▸ Task to complete:
Would you quote every entry exactly, dropping only the pictures?

►

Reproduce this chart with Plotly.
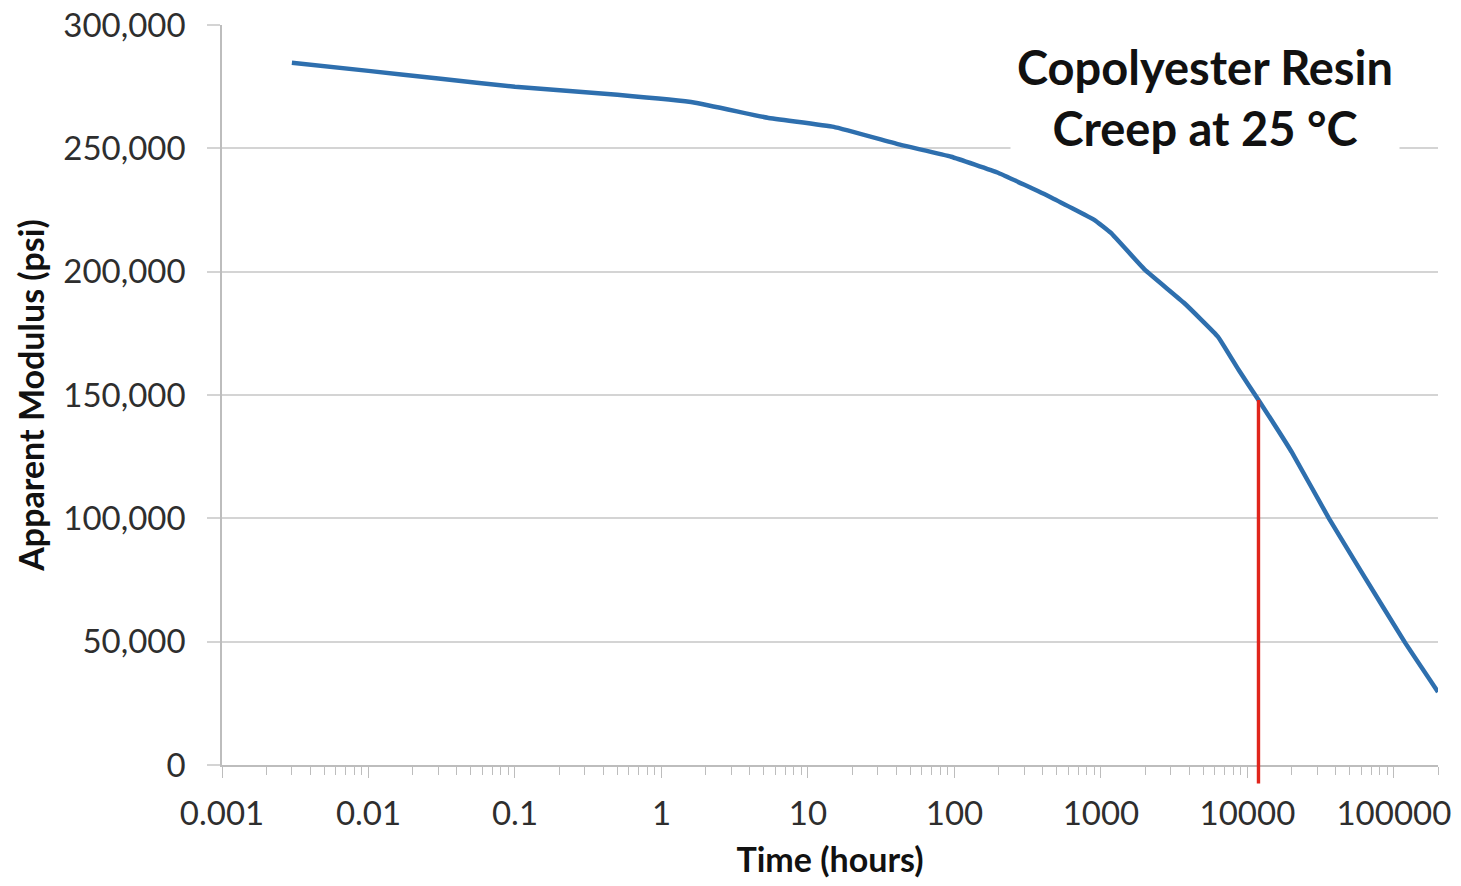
import math
import plotly.graph_objects as go

# ---- data ----
time_hours = [0.003, 0.01, 0.03, 0.1, 0.5, 1.7, 5.3, 15, 43, 95, 200, 450,
              900, 1170, 2000, 3700, 6300, 8700, 11900, 20000, 36000, 60000,
              118000, 200000]
modulus_psi = [284700, 281400, 278300, 275000, 271700, 268500, 262400, 258700,
               251400, 246600, 240000, 230300, 221000, 215700, 200700, 187300,
               173600, 160200, 148000, 127000, 100000, 78300, 50000, 29600]

marker_time = 11900       # red reference line position (hours)
marker_modulus = 148000   # where it meets the curve (psi)

x_tick_vals = [0.001, 0.01, 0.1, 1, 10, 100, 1000, 10000, 100000]
x_tick_text = ["0.001", "0.01", "0.1", "1", "10", "100", "1000", "10000", "100000"]
y_tick_vals = [0, 50000, 100000, 150000, 200000, 250000, 300000]
y_max = 300000
x_min, x_max = 0.001, 200000

title_lines = ["Copolyester Resin", "Creep at 25 °C"]

FONT = "Lato"
GRID = "#d4d4d4"
AXIS = "#bdbdbd"
TICKTXT = "#2e2e2e"

fig = go.Figure()
fig.add_trace(go.Scatter(
    x=time_hours, y=modulus_psi, mode="lines",
    line=dict(color="#2e6fae", width=4.5, shape="spline", smoothing=0.3),
    hoverinfo="x+y", showlegend=False,
))

# red vertical line, extends a bit below the x axis
fig.add_shape(type="line", xref="x", yref="paper",
              x0=marker_time, x1=marker_time,
              y0=-0.025, y1=marker_modulus / y_max,
              line=dict(color="#e0251c", width=3.4), layer="above")

fig.add_annotation(
    xref="paper", yref="paper", x=0.808, y=0.902,
    xanchor="center", yanchor="middle",
    text="<b>" + "<br>".join(title_lines) + "</b>",
    showarrow=False, align="center",
    font=dict(family=FONT, size=47, color="#111111"),
    bgcolor="white", borderpad=6,
)

fig.update_layout(
    width=1461, height=886,
    margin=dict(l=222, r=23, t=25, b=121, autoexpand=False),
    paper_bgcolor="white", plot_bgcolor="white",
    font=dict(family=FONT, color=TICKTXT),
    xaxis=dict(
        type="log", range=[math.log10(x_min), math.log10(x_max)],
        tickmode="array", tickvals=x_tick_vals, ticktext=x_tick_text,
        ticks="outside", ticklen=11, tickcolor=AXIS, tickwidth=1.3,
        showline=True, linecolor=AXIS, linewidth=1.5,
        showgrid=False, zeroline=False,
        tickfont=dict(family=FONT, size=33, color=TICKTXT),
        ticklabelstandoff=8,
        minor=dict(ticks="outside", ticklen=8, tickcolor=AXIS, tickwidth=1.3,
                   dtick="D1", showgrid=False),
        title=dict(text="<b>Time (hours)</b>", standoff=17,
                   font=dict(family=FONT, size=34, color="#111111")),
    ),
    yaxis=dict(
        range=[0, y_max], tickmode="array", tickvals=y_tick_vals,
        tickformat=",", ticks="outside", ticklen=13, tickcolor=GRID, tickwidth=1.5,
        showline=True, linecolor=AXIS, linewidth=1.5,
        showgrid=True, gridcolor=GRID, gridwidth=1.5, zeroline=False,
        tickfont=dict(family=FONT, size=33, color=TICKTXT),
        ticklabelstandoff=15,
        title=dict(text="<b>Apparent Modulus (psi)</b>", standoff=8,
                   font=dict(family=FONT, size=34, color="#111111")),
    ),
)

fig.write_html("out.html")
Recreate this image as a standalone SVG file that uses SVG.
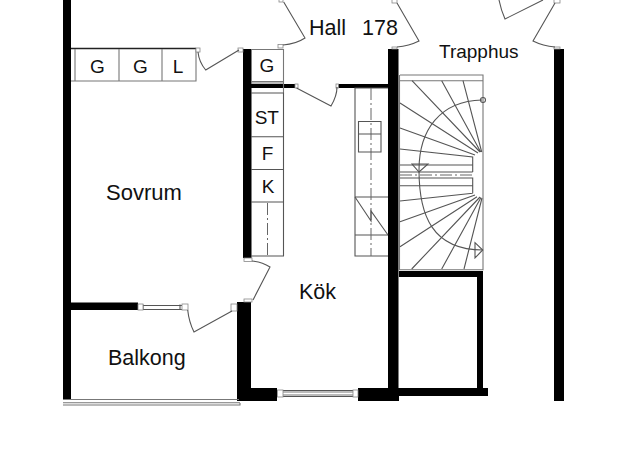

◄

▸ The completed task:
Reproduce this chart with Plotly.
import math
import plotly.graph_objects as go

# ---- data ----
time_hours = [0.003, 0.01, 0.03, 0.1, 0.5, 1.7, 5.3, 15, 43, 95, 200, 450,
              900, 1170, 2000, 3700, 6300, 8700, 11900, 20000, 36000, 60000,
              118000, 200000]
modulus_psi = [284700, 281400, 278300, 275000, 271700, 268500, 262400, 258700,
               251400, 246600, 240000, 230300, 221000, 215700, 200700, 187300,
               173600, 160200, 148000, 127000, 100000, 78300, 50000, 29600]

marker_time = 11900       # red reference line position (hours)
marker_modulus = 148000   # where it meets the curve (psi)

x_tick_vals = [0.001, 0.01, 0.1, 1, 10, 100, 1000, 10000, 100000]
x_tick_text = ["0.001", "0.01", "0.1", "1", "10", "100", "1000", "10000", "100000"]
y_tick_vals = [0, 50000, 100000, 150000, 200000, 250000, 300000]
y_max = 300000
x_min, x_max = 0.001, 200000

title_lines = ["Copolyester Resin", "Creep at 25 °C"]

FONT = "Lato"
GRID = "#d4d4d4"
AXIS = "#bdbdbd"
TICKTXT = "#2e2e2e"

fig = go.Figure()
fig.add_trace(go.Scatter(
    x=time_hours, y=modulus_psi, mode="lines",
    line=dict(color="#2e6fae", width=4.5, shape="spline", smoothing=0.3),
    hoverinfo="x+y", showlegend=False,
))

# red vertical line, extends a bit below the x axis
fig.add_shape(type="line", xref="x", yref="paper",
              x0=marker_time, x1=marker_time,
              y0=-0.025, y1=marker_modulus / y_max,
              line=dict(color="#e0251c", width=3.4), layer="above")

fig.add_annotation(
    xref="paper", yref="paper", x=0.808, y=0.902,
    xanchor="center", yanchor="middle",
    text="<b>" + "<br>".join(title_lines) + "</b>",
    showarrow=False, align="center",
    font=dict(family=FONT, size=47, color="#111111"),
    bgcolor="white", borderpad=6,
)

fig.update_layout(
    width=1461, height=886,
    margin=dict(l=222, r=23, t=25, b=121, autoexpand=False),
    paper_bgcolor="white", plot_bgcolor="white",
    font=dict(family=FONT, color=TICKTXT),
    xaxis=dict(
        type="log", range=[math.log10(x_min), math.log10(x_max)],
        tickmode="array", tickvals=x_tick_vals, ticktext=x_tick_text,
        ticks="outside", ticklen=11, tickcolor=AXIS, tickwidth=1.3,
        showline=True, linecolor=AXIS, linewidth=1.5,
        showgrid=False, zeroline=False,
        tickfont=dict(family=FONT, size=33, color=TICKTXT),
        ticklabelstandoff=8,
        minor=dict(ticks="outside", ticklen=8, tickcolor=AXIS, tickwidth=1.3,
                   dtick="D1", showgrid=False),
        title=dict(text="<b>Time (hours)</b>", standoff=17,
                   font=dict(family=FONT, size=34, color="#111111")),
    ),
    yaxis=dict(
        range=[0, y_max], tickmode="array", tickvals=y_tick_vals,
        tickformat=",", ticks="outside", ticklen=13, tickcolor=GRID, tickwidth=1.5,
        showline=True, linecolor=AXIS, linewidth=1.5,
        showgrid=True, gridcolor=GRID, gridwidth=1.5, zeroline=False,
        tickfont=dict(family=FONT, size=33, color=TICKTXT),
        ticklabelstandoff=15,
        title=dict(text="<b>Apparent Modulus (psi)</b>", standoff=8,
                   font=dict(family=FONT, size=34, color="#111111")),
    ),
)

fig.write_html("out.html")
Recreate this image as a standalone SVG file that uses SVG.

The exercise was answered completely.